YAO MING (Via translator):  First of all I’m sure I wanted to go back to the university to study.  In China you all know education attracts a lot of attention among the Chinese.  That is a promise to my parents.  That is a guarantee I had to my parents.  However, I also enjoy the time I had at that time.  As for other things, for example, the basketball to owning a basketball team, or a wine business, or whatever else, they are kind of derivatives if I have an interest in those things, they’d develop later.  But, coming back with the all the knowledge I gained from the school, nothing of them will occur.
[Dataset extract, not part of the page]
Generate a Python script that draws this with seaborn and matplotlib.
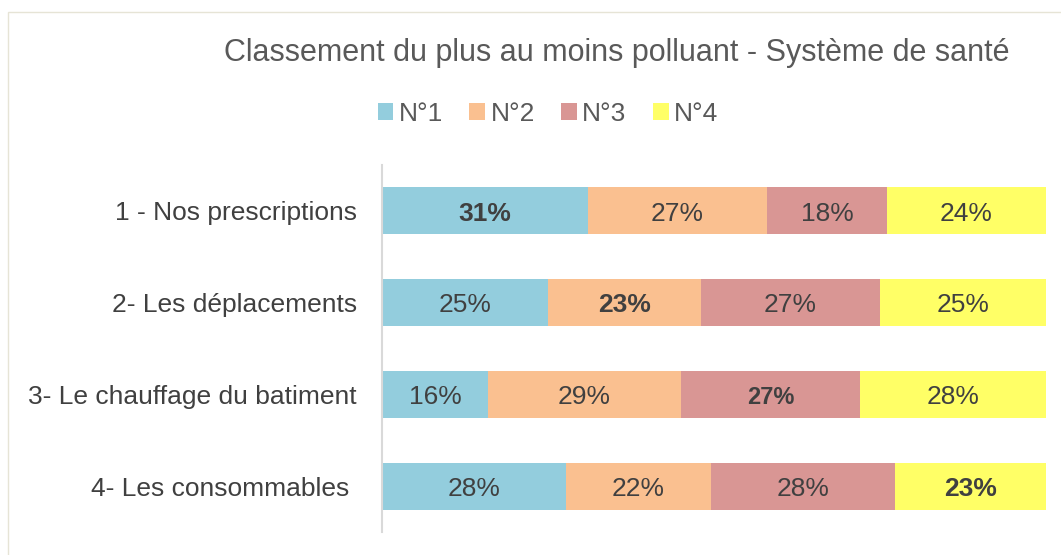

ANDY SERWER:  All right, Yao, you told me we have a clock in front of us and I mentioned that backstage, and you told me you’re very used to clocks counting down, right, three, two, one, right.  So unfortunately our time is up.  But, I do have to ask you one more ESPN question, okay.  Very important, Spurs or Heat who is going to win?

YAO MING:  That’s pretty challengeable.


YAO MING (Via translator):  I’m a fan of spurs.

ANDY SERWER:  You heard it here first, okay.  Who is going to win?

YAO MING (Via translator):  I said I am a fan of Spurs.

ANDY SERWER:  I hear you.  Okay, very smart answer.  All right.  Yao Ming, thank you so much for coming.

Please join me in thanking Yao Ming.  (Applause.)

Thank you so much.  All right.  Well that wraps things up for us at the global form and for 2013 Global Forum in Chengdu.  We’ve learned a lot about China’s new future.  And we’ll continue the conversation at and news and coverage and as all the stakeholders make decisions for businesses and organizations going forward, I would like to, again, acknowledge our partners.  None of this would be possible without help from the Province of Sichuan, and of course the City of Chengdu.  And I quickly would also like to thank our sponsors and our partners, our presenting partners trilogy and all of our partners, Air China, Coca-Cola, The Dev Factory, DuPont, Lenovo, PTT Group, Shuijingfang Company, Volvo cars, Zurich Insurance, our education partner George Washington University, our knowledge partner McKinsey and our supporting sponsors APCO and International SOS.

Thanks to all of you for your active participation, for sharing perspective and insights, that’s what makes the Fortune Global Forum so special.  And in closing I would like to raise one final toast to everyone.  So please enjoy.  Have a wonderful day.  Have a wonderful week, a wonderful year.  And we look forward to seeing all of you, again, at the next Fortune Global Forum.